Studies (Gieber, 1956, Westley & MacLean, 1957) concluded that gatekeeping was not as much a personal decision as it was an organizational one. Herbert Gans (1979) found that gatekeeping is more of a process than an individual decision, as information is packed for an audience. Gans asserts that “the news is not simply a compliant supporter of elites or the Establishment or the ruling class; rather, it views nation and society through its own set of values and with its own conception of the good social order” (1979, p. 62). Shoemaker, Eichholz, Kim & Wrigley (2001), who surveyed editors and reporters about stories resulting from fifty Congressional bills, found that routine forces, or those set by the news organization, were more significant than individual forces (Shoemaker et al., 2001).
However, when considering individual forces, one has to account for the demographics, ethnicity, gender, education, class, religion, and sexual orientation of the gatekeeper (B.C. Cohen, 1963; Johnstone, Slawski, & Bowman, 1976; Weaver, Beam, Brownlee, Voakes & Wilhoit, 2007; Weaver & Wilhoit, 1986, 1996). Weaver & Wilhoit (1996) examined the background of journalists and concluded that the average journalist in the 1990s was a white man earning $31,000 a year who had worked in the field for 12 years and worked for a medium-sized, group-owned newspaper (Weaver & Wilhoit, 1996). Their study (2007) more than 10 years later found no variation.

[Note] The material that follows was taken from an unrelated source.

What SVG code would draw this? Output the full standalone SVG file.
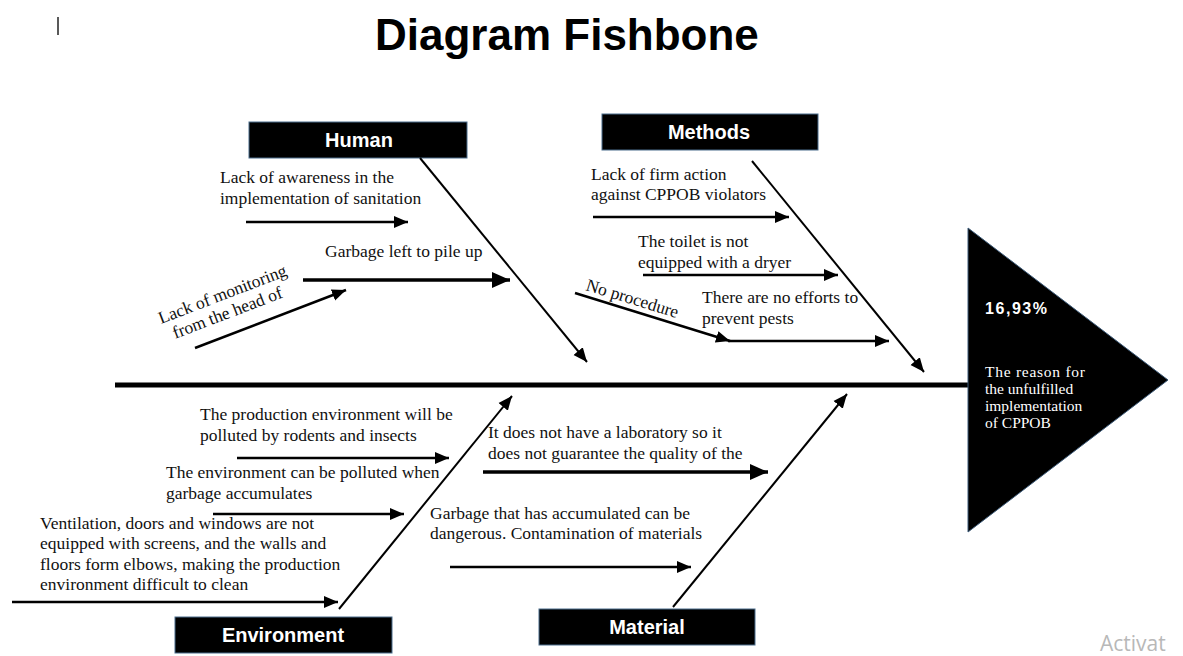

In the digital era, who is responsible for determining the content: the individuals or the organizations? Cassidy (2006) found little difference between the gatekeeping functions of legacy media and new media (Cassidy, 2006), and Singer (1997, 2005) suggested that print-based routines are still prevalent in the online news world. Cassidy (2007) also found that traditional print journalists question the credibility of online information and cited works from researchers Boczkowski, 2004; Deuze, 2005; and Singer, 2006, to suggest conflict exists between the traditional role of journalists as gatekeepers and the online world as a free publishing arena (Cassidy, 2007).
As newspapers continued to move into the online realm, Bruns (2003) suggested a model of “gatewatching” for online news rather than the traditional model of gatekeeping. Bruns (2003) said gate watchers watch the gates and then show their readers which gates will open to “useful sources.” The gatewatcher model also allows for a quicker posting of news and information since it is online, and newsgathering becomes “more transparent.” (Bruns, 2003, pg. 35).
Shoemaker & Vos (2009) challenged contemporary scholars to study gatekeeping in the 21stcentury, and they suggest asking questions about how communications routines differ among various forms of media and the assorted platforms.
News Determinants
What determines news? Editors and reporters long have relied on the gatekeeping theory to determine the flow of information between the news professionals and the audience. The classic study of news values (Galtung & Ruge, 1965) found that events that did not carry multiple meanings were more likely to be published. They identified 12 factors that they identified as important to news selection, which included frequency, continuity, elite people, and reference to persons (Galtung et al, 1965). A variety of definitions and determinants exist in the literature, but for the purpose of this study, the researcher chose to use Rich’s (2009) list that includes timeliness, proximity, prominence, unusual nature, conflict, impact and entertainment/celebrity (Rich, 2009). A reporter or editor generally decides on the newsworthiness of a story based on these criteria (Rich, 2009):
Timeliness – Events are reported as soon as they happen or as soon as they are scheduled to happen.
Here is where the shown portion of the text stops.